_Requirements_
Reproduce exactly the entries from the "Rebuild this diagram" line to the end. Skip all pictures.

[Saved data entries]
--------------------

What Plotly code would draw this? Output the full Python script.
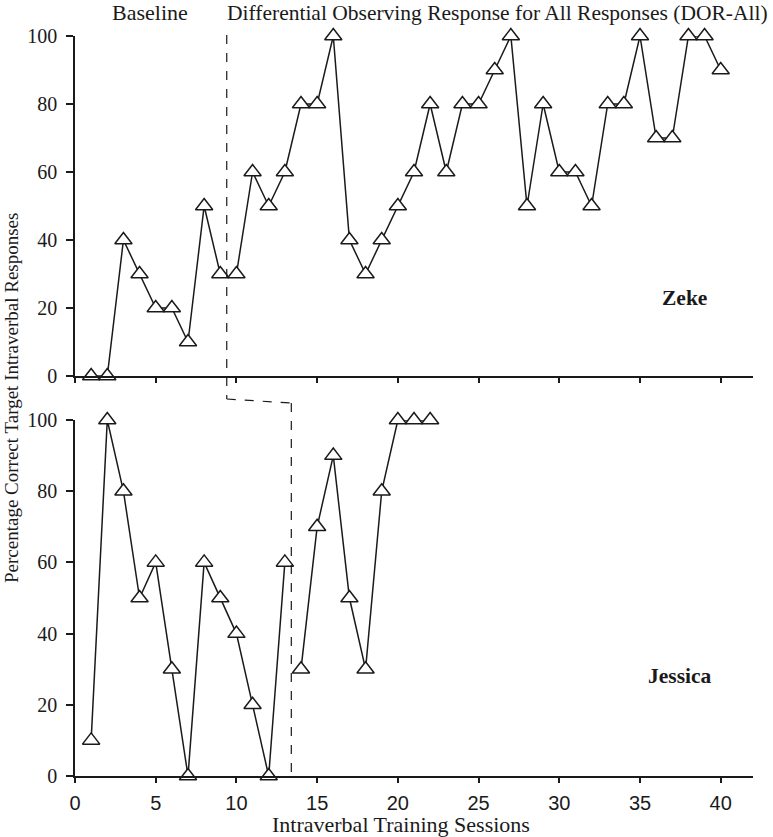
import plotly.graph_objects as go

# ---- data ----
zeke_sessions = list(range(1, 41))
zeke_values = [0, 0, 40, 30, 20, 20, 10, 50, 30,
               30, 60, 50, 60, 80, 80, 100, 40, 30, 40, 50,
               60, 80, 60, 80, 80, 90, 100, 50, 80, 60,
               60, 50, 80, 80, 100, 70, 70, 100, 100, 90]
zeke_baseline_n = 9

jessica_sessions = list(range(1, 23))
jessica_values = [10, 100, 80, 50, 60, 30, 0, 60, 50, 40, 20, 0, 60,
                  30, 70, 90, 50, 30, 80, 100, 100, 100]
jessica_baseline_n = 13

phase_change_x = [9.4, 13.4]   # Zeke, Jessica
x_ticks = [0, 5, 10, 15, 20, 25, 30, 35, 40]
y_ticks = [0, 20, 40, 60, 80, 100]

SERIF = "Liberation Serif, Times New Roman, serif"
SANS = "Liberation Sans Narrow, Arial Narrow, Liberation Sans, Arial, sans-serif"

W, H = 773, 837
ML, MR, MT = 75, 20, 36
PLOT_BOTTOM = 776
MB = H - PLOT_BOTTOM
PW, PH = W - ML - MR, H - MT - MB

def px_x(px):  # window pixel -> paper x
    return (px - ML) / PW

def px_y(py):  # window pixel -> paper y
    return (PLOT_BOTTOM - py) / PH

fig = go.Figure()

marker = dict(symbol="triangle-up", size=15, color="white",
              line=dict(color="#1a1a1a", width=1.5))
line = dict(color="#1a1a1a", width=1.5)

def add_series(xs, ys, xa, ya):
    fig.add_trace(go.Scatter(x=xs, y=ys, mode="lines+markers", marker=marker,
                             line=line, xaxis=xa, yaxis=ya, cliponaxis=False,
                             showlegend=False))

# Zeke (top panel)
add_series(zeke_sessions[:zeke_baseline_n], zeke_values[:zeke_baseline_n], "x2", "y2")
add_series(zeke_sessions[zeke_baseline_n:], zeke_values[zeke_baseline_n:], "x2", "y2")
# Jessica (bottom panel)
add_series(jessica_sessions[:jessica_baseline_n], jessica_values[:jessica_baseline_n], "x", "y")
add_series(jessica_sessions[jessica_baseline_n:], jessica_values[jessica_baseline_n:], "x", "y")

axis_common = dict(showgrid=False, zeroline=False, showline=True,
                   linecolor="#1a1a1a", linewidth=1.5, ticks="outside",
                   tickcolor="#1a1a1a", tickwidth=1.5)

top_lo, top_hi = px_y(376), px_y(36)
bot_lo, bot_hi = px_y(776), px_y(420)

fig.update_layout(
    width=W, height=H,
    margin=dict(l=ML, r=MR, t=MT, b=MB, autoexpand=False),
    plot_bgcolor="white", paper_bgcolor="white",
    xaxis=dict(**axis_common, domain=[0, 1], anchor="y", range=[0, 42],
               tickvals=x_ticks, ticklen=5, ticklabelstandoff=3,
               tickfont=dict(family=SANS, size=20, color="#1a1a1a")),
    xaxis2=dict(**axis_common, domain=[0, 1], anchor="y2", range=[0, 42],
                tickvals=x_ticks, ticklen=5, showticklabels=False, matches="x"),
    yaxis=dict(**axis_common, domain=[bot_lo, bot_hi], anchor="x", range=[0, 100],
               tickvals=y_ticks, ticklen=7, ticklabelstandoff=5,
               tickfont=dict(family=SERIF, size=20, color="#1a1a1a")),
    yaxis2=dict(**axis_common, domain=[top_lo, top_hi], anchor="x2", range=[0, 100],
                tickvals=y_ticks, ticklen=7, ticklabelstandoff=5,
                tickfont=dict(family=SERIF, size=20, color="#1a1a1a")),
)

# Phase-change dashed line
dash = dict(color="#1a1a1a", width=1.2, dash="dash")
zx, jx = phase_change_x
fig.add_shape(type="line", xref="x", yref="paper", x0=zx, x1=zx, y0=px_y(35), y1=px_y(399), line=dash)
fig.add_shape(type="line", xref="x", yref="paper", x0=zx, x1=jx, y0=px_y(399), y1=px_y(403), line=dash)
fig.add_shape(type="line", xref="x", yref="paper", x0=jx, x1=jx, y0=px_y(403), y1=px_y(776), line=dash)

# Text
def label(text, x, y, size=22, angle=0):
    fig.add_annotation(text=text, x=px_x(x), y=px_y(y), xref="paper", yref="paper",
                       xanchor="center", yanchor="middle", showarrow=False,
                       textangle=angle,
                       font=dict(family=SERIF, size=size, color="#1a1a1a"))

label("Baseline", 150, 13)
label("Differential Observing Response for All Responses (DOR-All)", 497, 13, size=21.5)
label("<b>Zeke</b>", 684, 298, size=21.5)
label("<b>Jessica</b>", 680, 676, size=21.5)
label("Intraverbal Training Sessions", 401, 824)
label("Percentage Correct Target Intraverbal Responses", 11, 398, size=19, angle=-90)

# remove the default 8px page margin so the figure fills the window
fig.write_html("out.html", config={"displayModeBar": False},
               post_script="document.body.style.margin='0';")
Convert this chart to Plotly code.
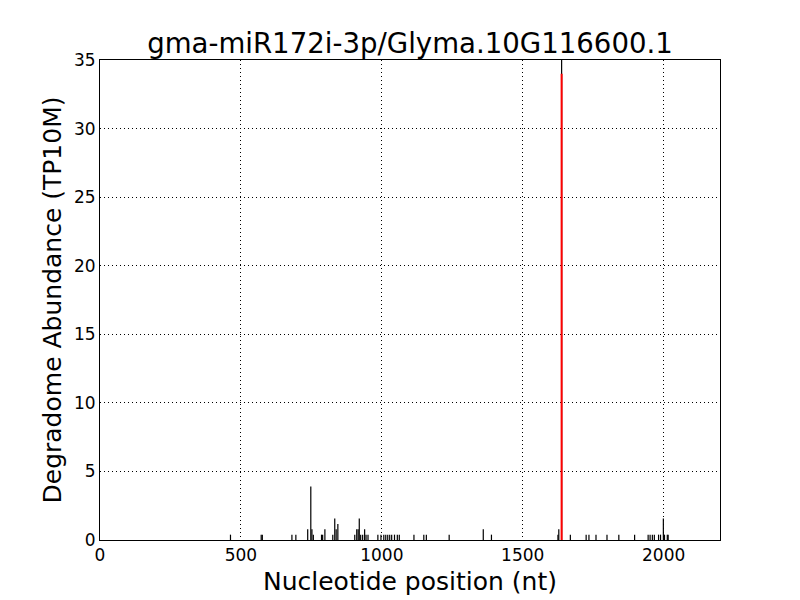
import plotly.graph_objects as go

title = "gma-miR172i-3p/Glyma.10G116600.1"
positions = [463, 572, 576, 681, 695, 737, 748, 752, 757, 786, 790, 798,
             826, 833, 838, 844, 904, 911, 916, 920, 925, 932, 939, 944, 951,
             986, 997, 1007, 1014, 1021, 1028, 1035, 1045, 1055, 1062,
             1114, 1149, 1158, 1239, 1360, 1389, 1625, 1628, 1638,
             1669, 1725, 1735, 1760, 1799, 1841, 1897,
             1945, 1952, 1960, 1967, 1982, 1989, 1999, 2003, 2013, 2016]
abundance = [0.39, 0.39, 0.39, 0.39, 0.39, 0.78, 3.9, 0.78, 0.39, 0.39, 0.39, 0.78,
             0.39, 1.56, 0.78, 1.17, 0.39, 0.78, 0.78, 1.56, 0.39, 0.39, 0.78, 0.39, 0.39,
             0.39, 0.39, 0.39, 0.39, 0.39, 0.39, 0.39, 0.39, 0.39, 0.39,
             0.39, 0.39, 0.39, 0.39, 0.78, 0.39, 0.39, 0.78, 40.0,
             0.39, 0.39, 0.39, 0.39, 0.39, 0.39, 0.39,
             0.39, 0.39, 0.39, 0.39, 0.39, 0.39, 1.56, 0.39, 0.39, 0.39]
site_position = [1638]
site_abundance = [34.0]

def segs(xs, ys):
    X, Y = [], []
    for x, y in zip(xs, ys):
        X += [x, x, None]
        Y += [0, y, None]
    return X, Y

bx, by = segs(positions, abundance)
rx, ry = segs(site_position, site_abundance)

fig = go.Figure()
fig.add_trace(go.Scatter(x=bx, y=by, mode="lines", line=dict(color="black", width=1.2),
                         hoverinfo="skip", showlegend=False))
fig.add_trace(go.Scatter(x=rx, y=ry, mode="lines", line=dict(color="red", width=2),
                         hoverinfo="skip", showlegend=False))

font = "DejaVu Sans"
W, H = 792, 592  # page body has an 8px margin
fig.update_layout(
    width=W, height=H,
    paper_bgcolor="white", plot_bgcolor="white",
    margin=dict(l=92, r=80, t=52, b=60, autoexpand=False),
    title=dict(text=title, x=(410 - 8) / W, xanchor="center", y=1 - 35 / H, yanchor="middle",
               font=dict(family=font, size=27.6, color="black")),
    font=dict(family=font, color="black"),
)
fig.update_xaxes(range=[0, 2200], tickvals=[0, 500, 1000, 1500, 2000], automargin=False,
                 showgrid=True, gridcolor="black", griddash="1px,3px", gridwidth=1,
                 showline=True, linecolor="black", linewidth=1, mirror=True,
                 zeroline=False, ticks="", tickfont=dict(size=17, family=font),
                 title=dict(text="Nucleotide position (nt)", font=dict(size=25, family=font), standoff=8))
fig.update_yaxes(range=[0, 35], tickvals=[0, 5, 10, 15, 20, 25, 30, 35], automargin=False,
                 showgrid=True, gridcolor="black", griddash="1px,3px", gridwidth=1,
                 showline=True, linecolor="black", linewidth=1, mirror=True,
                 zeroline=False, ticks="", tickfont=dict(size=17, family=font),
                 title=dict(text="Degradome Abundance (TP10M)", font=dict(size=25, family=font), standoff=5))

fig.write_html("out.html")
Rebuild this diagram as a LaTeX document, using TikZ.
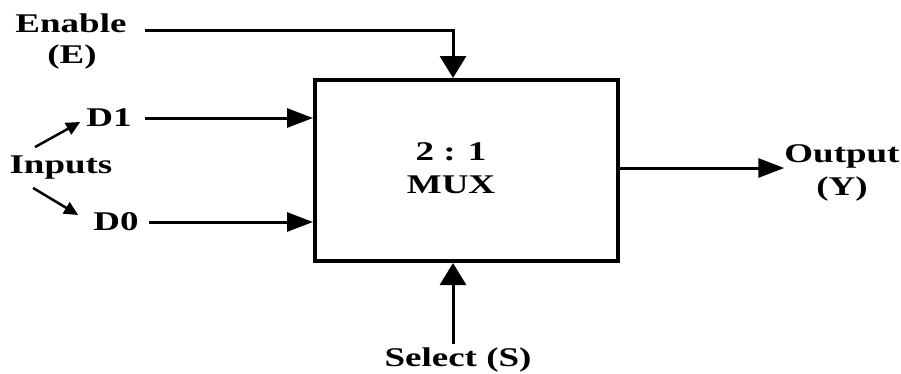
\documentclass[tikz,border=0pt]{standalone}
\usepackage{fontspec}
\setmainfont{Liberation Serif}[FakeStretch=1.37]
\usetikzlibrary{arrows.meta,calc}
\tikzset{
    lbl/.style={inner sep=0pt, align=center, font=\fontsize{27}{33}\selectfont\bfseries},
    blk/.style={rectangle, draw, line width=4pt, minimum width=303pt, minimum height=181pt},
    flow/.style={-{Triangle[length=26pt,width=19pt]}, line width=3pt},
    vflow/.style={-{Triangle[length=22pt,width=26pt]}, line width=3pt},
    pick/.style={-{Triangle[length=14pt,width=13pt]}, line width=2.5pt},
}
\begin{document}
\begin{tikzpicture}[x=1pt, y=-1pt]
    \useasboundingbox[fill=white] (0,0) rectangle (901,373);

    \node[blk] (mux) at (466.5,170.5) {};
    \node[lbl] (name) at (451,168) {2 : 1\\MUX};
    \coordinate (sx) at (453,0);

    \node[lbl] (en) at (71,23) {Enable};
    \node[lbl] (ebar) at (72,57) {(E)};
    \node[lbl] (d1) at (109,118) {D1};
    \node[lbl] (d0) at (116,222) {D0};
    \node[lbl] (inp) at (61,168) {Inputs};
    \node[lbl] (out) at (842,173) {Output\\(Y)};
    \node[lbl] (sel) at (458,360) {Select (S)};

    \draw[vflow] ($(en.east)+(18,7)$) -| (mux.north -| sx);
    \draw[flow] ($(d1.east)+(13,0)$) -- (d1 -| mux.west);
    \draw[flow] ($(d0.east)+(10,0)$) -- (d0 -| mux.west);
    \draw[pick] ($(inp.north)+(-26,-9)$) -- ($(d1.west)+(-6,4)$);
    \draw[pick] ($(inp.south)+(-28,8)$) -- ($(d0.west)+(-15,-7)$);
    \draw[flow] ($(mux.east |- out)+(0,-5)$) -- ($(out.west)+(0,-5)$);
    \draw[vflow] ($(sel.north -| sx)+(0,-4)$) -- (mux.south -| sx);
\end{tikzpicture}
\end{document}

--------------------

_Response to this exercise_
Rebuild this diagram as a LaTeX document, using TikZ.
\documentclass[tikz,border=0pt]{standalone}
\usepackage{fontspec}
\setmainfont{Liberation Serif}[FakeStretch=1.37]
\usetikzlibrary{arrows.meta,calc}
\tikzset{
    lbl/.style={inner sep=0pt, align=center, font=\fontsize{27}{33}\selectfont\bfseries},
    blk/.style={rectangle, draw, line width=4pt, minimum width=303pt, minimum height=181pt},
    flow/.style={-{Triangle[length=26pt,width=19pt]}, line width=3pt},
    vflow/.style={-{Triangle[length=22pt,width=26pt]}, line width=3pt},
    pick/.style={-{Triangle[length=14pt,width=13pt]}, line width=2.5pt},
}
\begin{document}
\begin{tikzpicture}[x=1pt, y=-1pt]
    \useasboundingbox[fill=white] (0,0) rectangle (901,373);

    \node[blk] (mux) at (466.5,170.5) {};
    \node[lbl] (name) at (451,168) {2 : 1\\MUX};
    \coordinate (sx) at (453,0);

    \node[lbl] (en) at (71,23) {Enable};
    \node[lbl] (ebar) at (72,57) {(E)};
    \node[lbl] (d1) at (109,118) {D1};
    \node[lbl] (d0) at (116,222) {D0};
    \node[lbl] (inp) at (61,168) {Inputs};
    \node[lbl] (out) at (842,173) {Output\\(Y)};
    \node[lbl] (sel) at (458,360) {Select (S)};

    \draw[vflow] ($(en.east)+(18,7)$) -| (mux.north -| sx);
    \draw[flow] ($(d1.east)+(13,0)$) -- (d1 -| mux.west);
    \draw[flow] ($(d0.east)+(10,0)$) -- (d0 -| mux.west);
    \draw[pick] ($(inp.north)+(-26,-9)$) -- ($(d1.west)+(-6,4)$);
    \draw[pick] ($(inp.south)+(-28,8)$) -- ($(d0.west)+(-15,-7)$);
    \draw[flow] ($(mux.east |- out)+(0,-5)$) -- ($(out.west)+(0,-5)$);
    \draw[vflow] ($(sel.north -| sx)+(0,-4)$) -- (mux.south -| sx);
\end{tikzpicture}
\end{document}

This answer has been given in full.